### Aim:
Using the listing below, extract each line that has the word "script" in it.

### Listed entries:
* * * * * * *

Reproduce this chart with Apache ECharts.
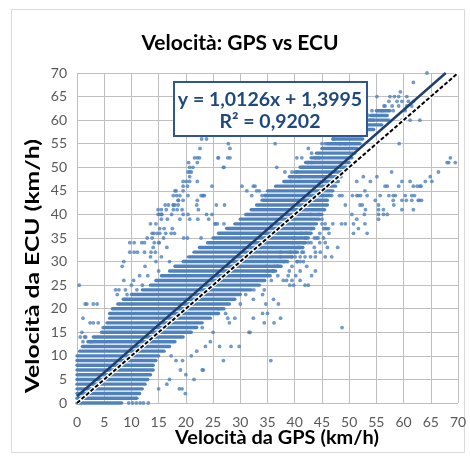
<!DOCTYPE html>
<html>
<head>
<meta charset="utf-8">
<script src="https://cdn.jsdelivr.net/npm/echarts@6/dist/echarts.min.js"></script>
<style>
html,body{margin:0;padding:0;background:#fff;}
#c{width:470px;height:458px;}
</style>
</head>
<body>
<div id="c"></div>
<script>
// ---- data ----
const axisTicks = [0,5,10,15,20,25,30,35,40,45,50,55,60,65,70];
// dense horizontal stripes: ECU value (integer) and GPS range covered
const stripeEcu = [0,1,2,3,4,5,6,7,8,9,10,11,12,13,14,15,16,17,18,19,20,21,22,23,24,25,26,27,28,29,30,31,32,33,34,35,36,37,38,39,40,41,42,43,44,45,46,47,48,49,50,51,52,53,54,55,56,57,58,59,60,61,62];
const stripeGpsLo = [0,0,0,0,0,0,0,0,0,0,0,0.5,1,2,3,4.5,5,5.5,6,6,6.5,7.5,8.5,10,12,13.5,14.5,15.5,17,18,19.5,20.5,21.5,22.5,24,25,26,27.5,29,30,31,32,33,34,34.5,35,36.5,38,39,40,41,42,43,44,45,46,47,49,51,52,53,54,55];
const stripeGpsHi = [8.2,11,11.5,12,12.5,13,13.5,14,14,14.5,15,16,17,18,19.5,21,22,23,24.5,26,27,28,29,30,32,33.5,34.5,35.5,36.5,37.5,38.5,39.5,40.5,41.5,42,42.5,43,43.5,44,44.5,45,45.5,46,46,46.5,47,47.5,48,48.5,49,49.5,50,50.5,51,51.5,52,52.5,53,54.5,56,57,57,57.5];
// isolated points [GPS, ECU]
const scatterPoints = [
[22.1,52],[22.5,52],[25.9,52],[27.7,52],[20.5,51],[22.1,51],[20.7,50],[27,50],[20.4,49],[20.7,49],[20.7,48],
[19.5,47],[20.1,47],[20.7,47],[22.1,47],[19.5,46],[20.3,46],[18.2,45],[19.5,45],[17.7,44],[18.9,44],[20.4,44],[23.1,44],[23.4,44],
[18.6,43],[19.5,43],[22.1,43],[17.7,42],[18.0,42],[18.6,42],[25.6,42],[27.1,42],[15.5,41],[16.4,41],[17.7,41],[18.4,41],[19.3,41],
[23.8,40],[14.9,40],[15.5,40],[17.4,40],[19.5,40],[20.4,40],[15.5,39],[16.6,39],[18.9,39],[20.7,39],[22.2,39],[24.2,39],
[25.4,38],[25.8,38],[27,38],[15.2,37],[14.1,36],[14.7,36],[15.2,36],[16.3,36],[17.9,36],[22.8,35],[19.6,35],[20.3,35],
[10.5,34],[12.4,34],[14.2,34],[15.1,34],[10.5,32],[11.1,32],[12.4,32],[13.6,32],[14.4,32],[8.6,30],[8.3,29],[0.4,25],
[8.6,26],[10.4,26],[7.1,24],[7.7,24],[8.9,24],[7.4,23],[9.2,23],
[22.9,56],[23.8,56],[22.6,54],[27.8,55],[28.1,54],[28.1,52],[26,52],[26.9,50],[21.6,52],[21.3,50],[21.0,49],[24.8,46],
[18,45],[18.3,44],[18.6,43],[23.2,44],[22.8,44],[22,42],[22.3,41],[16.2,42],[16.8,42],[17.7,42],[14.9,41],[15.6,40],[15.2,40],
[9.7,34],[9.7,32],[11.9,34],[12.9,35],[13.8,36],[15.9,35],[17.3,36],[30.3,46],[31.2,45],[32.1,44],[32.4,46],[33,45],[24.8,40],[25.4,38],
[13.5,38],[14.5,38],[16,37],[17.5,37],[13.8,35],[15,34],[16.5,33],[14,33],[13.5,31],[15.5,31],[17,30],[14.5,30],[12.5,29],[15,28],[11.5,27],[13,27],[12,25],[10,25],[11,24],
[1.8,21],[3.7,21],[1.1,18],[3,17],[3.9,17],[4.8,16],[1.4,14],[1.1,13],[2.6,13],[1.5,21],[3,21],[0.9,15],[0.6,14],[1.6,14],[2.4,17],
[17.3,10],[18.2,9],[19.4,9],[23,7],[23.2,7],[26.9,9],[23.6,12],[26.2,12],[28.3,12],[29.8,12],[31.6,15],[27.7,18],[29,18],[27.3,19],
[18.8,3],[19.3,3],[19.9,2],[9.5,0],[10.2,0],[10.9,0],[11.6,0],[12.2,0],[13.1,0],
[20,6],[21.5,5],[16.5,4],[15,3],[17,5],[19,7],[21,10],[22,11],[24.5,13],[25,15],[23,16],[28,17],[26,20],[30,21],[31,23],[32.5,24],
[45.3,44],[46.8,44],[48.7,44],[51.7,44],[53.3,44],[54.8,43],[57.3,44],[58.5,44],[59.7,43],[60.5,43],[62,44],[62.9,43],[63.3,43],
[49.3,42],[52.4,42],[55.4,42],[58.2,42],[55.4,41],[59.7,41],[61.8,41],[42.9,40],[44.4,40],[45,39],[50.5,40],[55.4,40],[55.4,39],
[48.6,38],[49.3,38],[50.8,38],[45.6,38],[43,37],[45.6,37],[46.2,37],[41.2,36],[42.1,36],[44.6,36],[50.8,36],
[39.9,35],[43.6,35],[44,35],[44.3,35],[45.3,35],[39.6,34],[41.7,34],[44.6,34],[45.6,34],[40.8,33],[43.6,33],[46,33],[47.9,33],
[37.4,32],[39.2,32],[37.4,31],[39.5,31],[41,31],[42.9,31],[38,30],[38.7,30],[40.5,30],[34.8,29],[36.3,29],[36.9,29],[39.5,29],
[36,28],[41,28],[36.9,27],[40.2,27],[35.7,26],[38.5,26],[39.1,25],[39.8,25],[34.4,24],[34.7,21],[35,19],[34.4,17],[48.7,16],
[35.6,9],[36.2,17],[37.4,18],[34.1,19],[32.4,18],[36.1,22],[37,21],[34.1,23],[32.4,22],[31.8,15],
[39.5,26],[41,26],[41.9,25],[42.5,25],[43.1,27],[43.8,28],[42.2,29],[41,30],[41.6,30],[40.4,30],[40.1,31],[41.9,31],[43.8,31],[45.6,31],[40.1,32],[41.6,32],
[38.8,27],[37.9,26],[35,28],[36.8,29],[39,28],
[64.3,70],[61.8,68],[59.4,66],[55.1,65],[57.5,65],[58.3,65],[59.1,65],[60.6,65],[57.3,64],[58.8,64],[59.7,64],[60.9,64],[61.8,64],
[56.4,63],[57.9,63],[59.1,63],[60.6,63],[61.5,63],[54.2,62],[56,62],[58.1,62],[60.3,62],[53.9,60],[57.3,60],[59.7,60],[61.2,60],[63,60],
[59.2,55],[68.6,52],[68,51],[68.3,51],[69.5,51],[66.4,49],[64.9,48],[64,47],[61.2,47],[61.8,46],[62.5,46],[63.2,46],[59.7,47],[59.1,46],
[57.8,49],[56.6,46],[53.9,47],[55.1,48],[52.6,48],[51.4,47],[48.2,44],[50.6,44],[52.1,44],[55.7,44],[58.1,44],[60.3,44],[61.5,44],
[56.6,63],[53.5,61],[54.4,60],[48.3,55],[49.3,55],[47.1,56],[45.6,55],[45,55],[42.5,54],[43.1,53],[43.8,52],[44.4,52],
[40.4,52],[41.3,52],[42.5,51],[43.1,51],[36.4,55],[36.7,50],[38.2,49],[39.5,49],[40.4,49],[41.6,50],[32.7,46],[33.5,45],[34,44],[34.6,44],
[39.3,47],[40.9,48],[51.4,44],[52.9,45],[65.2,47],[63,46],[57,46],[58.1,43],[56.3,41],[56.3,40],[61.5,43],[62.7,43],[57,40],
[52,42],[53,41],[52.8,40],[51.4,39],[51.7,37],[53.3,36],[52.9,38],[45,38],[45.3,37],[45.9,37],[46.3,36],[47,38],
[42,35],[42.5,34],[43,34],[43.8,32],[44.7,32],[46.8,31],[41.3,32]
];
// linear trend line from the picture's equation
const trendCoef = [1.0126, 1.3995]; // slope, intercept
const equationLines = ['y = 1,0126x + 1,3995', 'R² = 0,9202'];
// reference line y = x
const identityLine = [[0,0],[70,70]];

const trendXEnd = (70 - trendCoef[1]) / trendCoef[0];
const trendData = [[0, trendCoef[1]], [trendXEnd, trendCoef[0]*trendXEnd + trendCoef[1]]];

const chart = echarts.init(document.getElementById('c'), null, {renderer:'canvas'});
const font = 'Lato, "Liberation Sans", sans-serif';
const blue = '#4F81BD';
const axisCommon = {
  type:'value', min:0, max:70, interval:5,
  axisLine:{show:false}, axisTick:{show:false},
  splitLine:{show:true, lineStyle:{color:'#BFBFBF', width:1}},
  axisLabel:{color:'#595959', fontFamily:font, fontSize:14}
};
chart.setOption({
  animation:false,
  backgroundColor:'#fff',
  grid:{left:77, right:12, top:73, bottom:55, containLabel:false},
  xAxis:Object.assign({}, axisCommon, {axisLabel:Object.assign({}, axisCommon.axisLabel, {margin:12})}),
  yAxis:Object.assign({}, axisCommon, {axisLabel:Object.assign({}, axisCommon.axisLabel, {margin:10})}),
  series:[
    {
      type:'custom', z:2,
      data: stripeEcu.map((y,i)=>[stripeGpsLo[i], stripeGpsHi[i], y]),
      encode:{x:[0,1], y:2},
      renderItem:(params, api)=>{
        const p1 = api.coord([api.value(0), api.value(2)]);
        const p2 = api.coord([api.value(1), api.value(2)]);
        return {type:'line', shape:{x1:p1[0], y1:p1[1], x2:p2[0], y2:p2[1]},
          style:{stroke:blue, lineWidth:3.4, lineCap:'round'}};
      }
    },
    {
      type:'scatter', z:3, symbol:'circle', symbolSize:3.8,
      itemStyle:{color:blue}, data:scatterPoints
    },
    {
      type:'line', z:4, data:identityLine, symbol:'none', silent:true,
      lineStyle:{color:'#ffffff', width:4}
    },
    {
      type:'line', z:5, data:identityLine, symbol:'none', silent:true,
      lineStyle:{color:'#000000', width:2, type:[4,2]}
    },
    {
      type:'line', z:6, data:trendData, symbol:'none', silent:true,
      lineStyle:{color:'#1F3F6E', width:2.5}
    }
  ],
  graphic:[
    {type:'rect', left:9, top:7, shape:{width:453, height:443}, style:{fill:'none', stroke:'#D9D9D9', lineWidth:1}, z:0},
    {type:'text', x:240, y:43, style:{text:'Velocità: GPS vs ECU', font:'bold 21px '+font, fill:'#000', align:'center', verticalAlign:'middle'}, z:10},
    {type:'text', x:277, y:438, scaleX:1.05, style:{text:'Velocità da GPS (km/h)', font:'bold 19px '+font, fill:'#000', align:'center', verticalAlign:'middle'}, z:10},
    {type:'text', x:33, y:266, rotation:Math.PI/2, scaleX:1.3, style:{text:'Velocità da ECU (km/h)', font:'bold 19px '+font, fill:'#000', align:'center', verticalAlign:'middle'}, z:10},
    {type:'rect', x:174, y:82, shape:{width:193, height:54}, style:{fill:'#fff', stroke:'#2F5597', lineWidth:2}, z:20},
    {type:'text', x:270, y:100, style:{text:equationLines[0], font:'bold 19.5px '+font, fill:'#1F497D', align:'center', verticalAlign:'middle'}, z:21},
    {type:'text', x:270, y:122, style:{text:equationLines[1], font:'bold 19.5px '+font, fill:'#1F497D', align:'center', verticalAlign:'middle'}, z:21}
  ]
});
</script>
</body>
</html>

* * * * * * *

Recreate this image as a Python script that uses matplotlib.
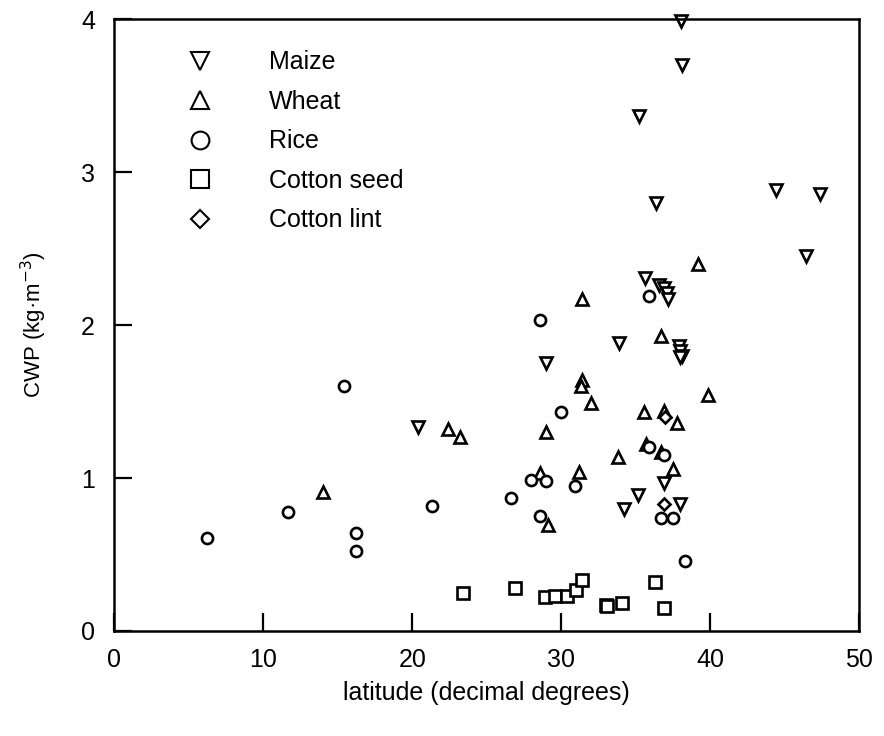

* * * * * * *

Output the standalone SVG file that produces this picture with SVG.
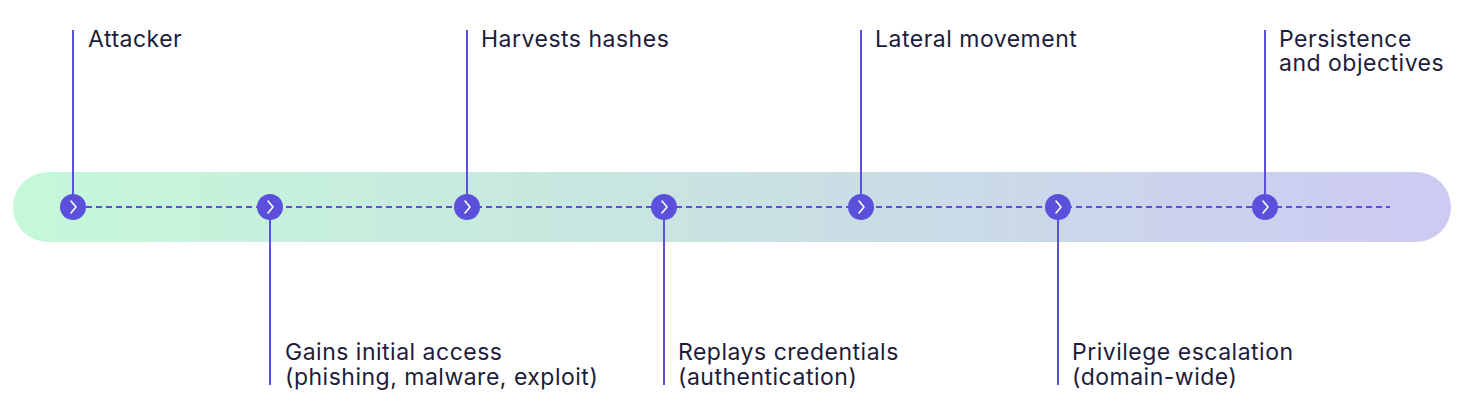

* * * * * * *

### Exercise answer:
<script src="https://cdn.jsdelivr.net/npm/echarts@6/dist/echarts.min.js"></script>
<script>
</script>
Recreate this image as a Python script that uses matplotlib.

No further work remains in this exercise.